Елена, большое спасибо за отзыв! 



> На всех юбилеях девчонки просто невообразимое вытворяли, а мужская половина отвлекалась от разговоров, от "сообразим пока там чего-то происходит", и поддерживала всех участниц без исключения бурными аплодисментами и не менее бурными эмоциями.

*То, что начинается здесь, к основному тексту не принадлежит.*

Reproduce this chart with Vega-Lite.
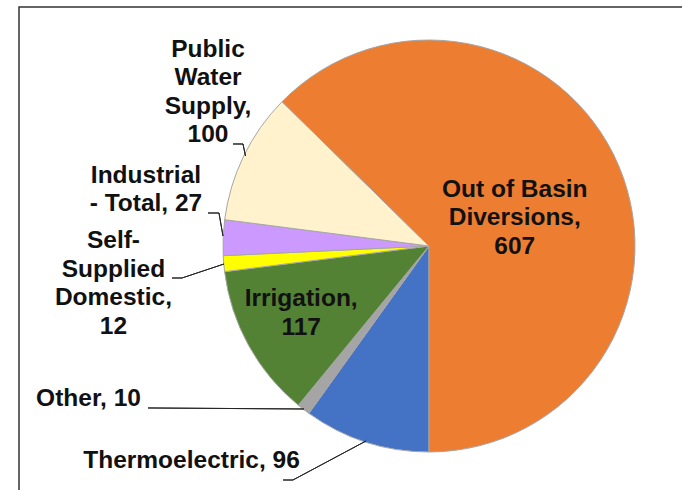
{
  "$schema": "https://vega.github.io/schema/vega-lite/v6.json",
  "width": 664,
  "height": 484,
  "autosize": {"type": "none"},
  "padding": {"left": 19, "top": 7, "right": -1, "bottom": -1},
  "background": "white",
  "view": {"stroke": "#333333", "strokeWidth": 1.5, "fill": "white"},
  "data": {
    "values": [
      {"category": "Thermoelectric", "value": 96, "order": 1, "label": "Thermoelectric, 96"},
      {"category": "Other", "value": 10, "order": 2, "label": "Other, 10"},
      {"category": "Irrigation", "value": 117, "order": 3, "label": "Irrigation,\n117"},
      {"category": "Self-Supplied Domestic", "value": 12, "order": 4, "label": "Self-\nSupplied\nDomestic,\n12"},
      {"category": "Industrial - Total", "value": 27, "order": 5, "label": "Industrial\n- Total, 27"},
      {"category": "Public Water Supply", "value": 100, "order": 6, "label": "Public\nWater\nSupply,\n100"},
      {"category": "Out of Basin Diversions", "value": 607, "order": 7, "label": "Out of Basin\nDiversions,\n607"}
    ]
  },
  "encoding": {
    "theta": {"field": "value", "type": "quantitative", "stack": true, "scale": {"range": [3.14159265, 9.42477796]}},
    "order": {"field": "order", "type": "quantitative"}
  },
  "layer": [
    {
      "mark": {"type": "arc", "radius": 206, "stroke": "#a6a6a6", "strokeWidth": 1, "xOffset": 78, "yOffset": -3},
      "encoding": {
        "color": {
          "field": "category", "type": "nominal", "legend": null,
          "scale": {
            "domain": ["Thermoelectric", "Other", "Irrigation", "Self-Supplied Domestic", "Industrial - Total", "Public Water Supply", "Out of Basin Diversions"],
            "range": ["#4472C4", "#A5A5A5", "#548235", "#FFFF00", "#CC99FF", "#FFF2CC", "#ED7D31"]
          }
        }
      }
    },
    {
      "mark": {"type": "arc", "radius": 11, "radius2": 1, "padAngle": 3, "thetaOffset": -0.4522, "theta2Offset": -0.4522, "xOffset": -107, "yOffset": -105, "filled": false, "stroke": "#262626", "strokeWidth": 1},
      "encoding": {"strokeOpacity": {"condition": {"test": "datum.category === 'Public Water Supply'", "value": 1}, "value": 0}}
    },
    {
      "mark": {"type": "arc", "radius": 13.26, "radius2": 1, "padAngle": 3, "thetaOffset": 0.9132, "theta2Offset": 0.9132, "xOffset": -105.3, "yOffset": -92.02, "filled": false, "stroke": "#262626", "strokeWidth": 1},
      "encoding": {"strokeOpacity": {"condition": {"test": "datum.category === 'Public Water Supply'", "value": 1}, "value": 0}}
    },
    {
      "mark": {"type": "arc", "radius": 12, "radius2": 1, "padAngle": 3, "thetaOffset": -0.0405, "theta2Offset": -0.0405, "xOffset": -131, "yOffset": -36, "filled": false, "stroke": "#262626", "strokeWidth": 1},
      "encoding": {"strokeOpacity": {"condition": {"test": "datum.category === 'Industrial - Total'", "value": 1}, "value": 0}}
    },
    {
      "mark": {"type": "arc", "radius": 24.35, "radius2": 1, "padAngle": 3, "thetaOffset": 1.3581, "theta2Offset": 1.3581, "xOffset": -127.83, "yOffset": -12.01, "filled": false, "stroke": "#262626", "strokeWidth": 1},
      "encoding": {"strokeOpacity": {"condition": {"test": "datum.category === 'Industrial - Total'", "value": 1}, "value": 0}}
    },
    {
      "mark": {"type": "arc", "radius": 11, "radius2": 1, "padAngle": 3, "thetaOffset": 0.0859, "theta2Offset": 0.0859, "xOffset": -168, "yOffset": 29, "filled": false, "stroke": "#262626", "strokeWidth": 1},
      "encoding": {"strokeOpacity": {"condition": {"test": "datum.category === 'Self-Supplied Domestic'", "value": 1}, "value": 0}}
    },
    {
      "mark": {"type": "arc", "radius": 45.27, "radius2": 1, "padAngle": 3, "thetaOffset": -0.2358, "theta2Offset": -0.2358, "xOffset": -126.05, "yOffset": 14.68, "filled": false, "stroke": "#262626", "strokeWidth": 1},
      "encoding": {"strokeOpacity": {"condition": {"test": "datum.category === 'Self-Supplied Domestic'", "value": 1}, "value": 0}}
    },
    {
      "mark": {"type": "arc", "radius": 157, "radius2": 1, "padAngle": 3, "thetaOffset": 0.9225, "theta2Offset": 0.9225, "xOffset": -46, "yOffset": 160, "filled": false, "stroke": "#262626", "strokeWidth": 1},
      "encoding": {"strokeOpacity": {"condition": {"test": "datum.category === 'Other'", "value": 1}, "value": 0}}
    },
    {
      "mark": {"type": "arc", "radius": 11, "radius2": 1, "padAngle": 3, "thetaOffset": 1.2596, "theta2Offset": 1.2596, "xOffset": -57, "yOffset": 231, "filled": false, "stroke": "#262626", "strokeWidth": 1},
      "encoding": {"strokeOpacity": {"condition": {"test": "datum.category === 'Thermoelectric'", "value": 1}, "value": 0}}
    },
    {
      "mark": {"type": "arc", "radius": 83.76, "radius2": 1, "padAngle": 3, "thetaOffset": 0.7691, "theta2Offset": 0.7691, "xOffset": 15.88, "yOffset": 191.53, "filled": false, "stroke": "#262626", "strokeWidth": 1},
      "encoding": {"strokeOpacity": {"condition": {"test": "datum.category === 'Thermoelectric'", "value": 1}, "value": 0}}
    },
    {
      "mark": {"type": "text", "radius": 93, "xOffset": 78, "yOffset": -3, "dy": -20.5, "font": "Liberation Sans", "fontSize": 24.5, "fontWeight": "bold", "lineBreak": "\n", "lineHeight": 28.5, "align": "center", "baseline": "middle", "color": "#111111"},
      "encoding": {"text": {"condition": {"test": "datum.category === 'Out of Basin Diversions'", "field": "label"}, "value": ""}}
    },
    {
      "mark": {"type": "text", "radius": 146, "xOffset": 78, "yOffset": -3, "dy": -17.25, "font": "Liberation Sans", "fontSize": 24.5, "fontWeight": "bold", "lineBreak": "\n", "lineHeight": 28.5, "align": "center", "baseline": "middle", "color": "#111111"},
      "encoding": {"text": {"condition": {"test": "datum.category === 'Irrigation'", "field": "label"}, "value": ""}}
    },
    {
      "mark": {"type": "text", "radius": 206, "xOffset": 78, "yOffset": -3, "dx": -35.7, "dy": -106.25, "font": "Liberation Sans", "fontSize": 24.5, "fontWeight": "bold", "lineBreak": "\n", "lineHeight": 28.5, "align": "center", "baseline": "middle", "color": "#111111"},
      "encoding": {"text": {"condition": {"test": "datum.category === 'Public Water Supply'", "field": "label"}, "value": ""}}
    },
    {
      "mark": {"type": "text", "radius": 206, "xOffset": 78, "yOffset": -3, "dx": -77.2, "dy": -61.95, "font": "Liberation Sans", "fontSize": 24.5, "fontWeight": "bold", "lineBreak": "\n", "lineHeight": 28.5, "align": "center", "baseline": "middle", "color": "#111111"},
      "encoding": {"text": {"condition": {"test": "datum.category === 'Industrial - Total'", "field": "label"}, "value": ""}}
    },
    {
      "mark": {"type": "text", "radius": 206, "xOffset": 78, "yOffset": -3, "dx": -110.3, "dy": -22.45, "font": "Liberation Sans", "fontSize": 24.5, "fontWeight": "bold", "lineBreak": "\n", "lineHeight": 28.5, "align": "center", "baseline": "middle", "color": "#111111"},
      "encoding": {"text": {"condition": {"test": "datum.category === 'Self-Supplied Domestic'", "field": "label"}, "value": ""}}
    },
    {
      "mark": {"type": "text", "radius": 206, "xOffset": 78, "yOffset": -3, "dx": -215, "dy": -9.9, "font": "Liberation Sans", "fontSize": 24.5, "fontWeight": "bold", "lineBreak": "\n", "lineHeight": 28.5, "align": "center", "baseline": "middle", "color": "#111111"},
      "encoding": {"text": {"condition": {"test": "datum.category === 'Other'", "field": "label"}, "value": ""}}
    },
    {
      "mark": {"type": "text", "radius": 206, "xOffset": 78, "yOffset": -3, "dx": -174.4, "dy": 18.4, "font": "Liberation Sans", "fontSize": 24.5, "fontWeight": "bold", "lineBreak": "\n", "lineHeight": 28.5, "align": "center", "baseline": "middle", "color": "#111111"},
      "encoding": {"text": {"condition": {"test": "datum.category === 'Thermoelectric'", "field": "label"}, "value": ""}}
    }
  ]
}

Футбольное дефиле никого не оставляет равнодушным, особенно мужчин. Мало того, что все перестают отвлекаться и поддерживают участниц, некоторые еще бегут из уборных и заканчивают перекуры, чтобы посмотреть на это шоу :Grin: 



> Здорово, теперь не надо придумывать для мужского юбилея что-то особенное: бери и делай.А главное-без реквизита!!! Спасибо огромное!!!С ув.Елена


Футбольное дефиле подойдет для любого праздника, а в свадебный сезон отлично проходит одним блоком с Дефиле холостяков :Yes4: 
https://forum.in-ku.com/showthread.p...=1#post5206608

----------


## Николай Бугаков

Еще один замечательный отзыв из соцсетей. Спасибо Вам, Оксана! Удачи! :Ok:

----------


## Пахомова Наталья

Коля, день добрый! "Футбольное дефиле" хочу. Деньги отправляю на карту.

----------

Николай Бугаков (20.07.2018)

----------


## Николай Бугаков

Здравствуйте, Наташа. Как говорится в одном замечательном фильме, если женщина хочет - ей надо дать, иначе она возьмет сама :Grin:  Встречайте ссылку в личке :Yes4:

----------


## Пахомова Наталья

Провела "Дефиле" на юбилее. Футбольные страсти еще не забылись, поэтому попала в точку, тем более сама юбилярыня страстная болельщица.Коля, материал, как всегда, классный. На новогодних корпоративах в "Итоги года" будет очень кстати. Спасибо.

----------

Николай Бугаков (24.07.2018)

----------


## Николай Бугаков

> Провела "Дефиле" на юбилее. Футбольные страсти еще не забылись, поэтому попала в точку, тем более сама юбилярыня страстная болельщица.Коля, материал, как всегда, классный. На новогодних корпоративах в "Итоги года" будет очень кстати. Спасибо.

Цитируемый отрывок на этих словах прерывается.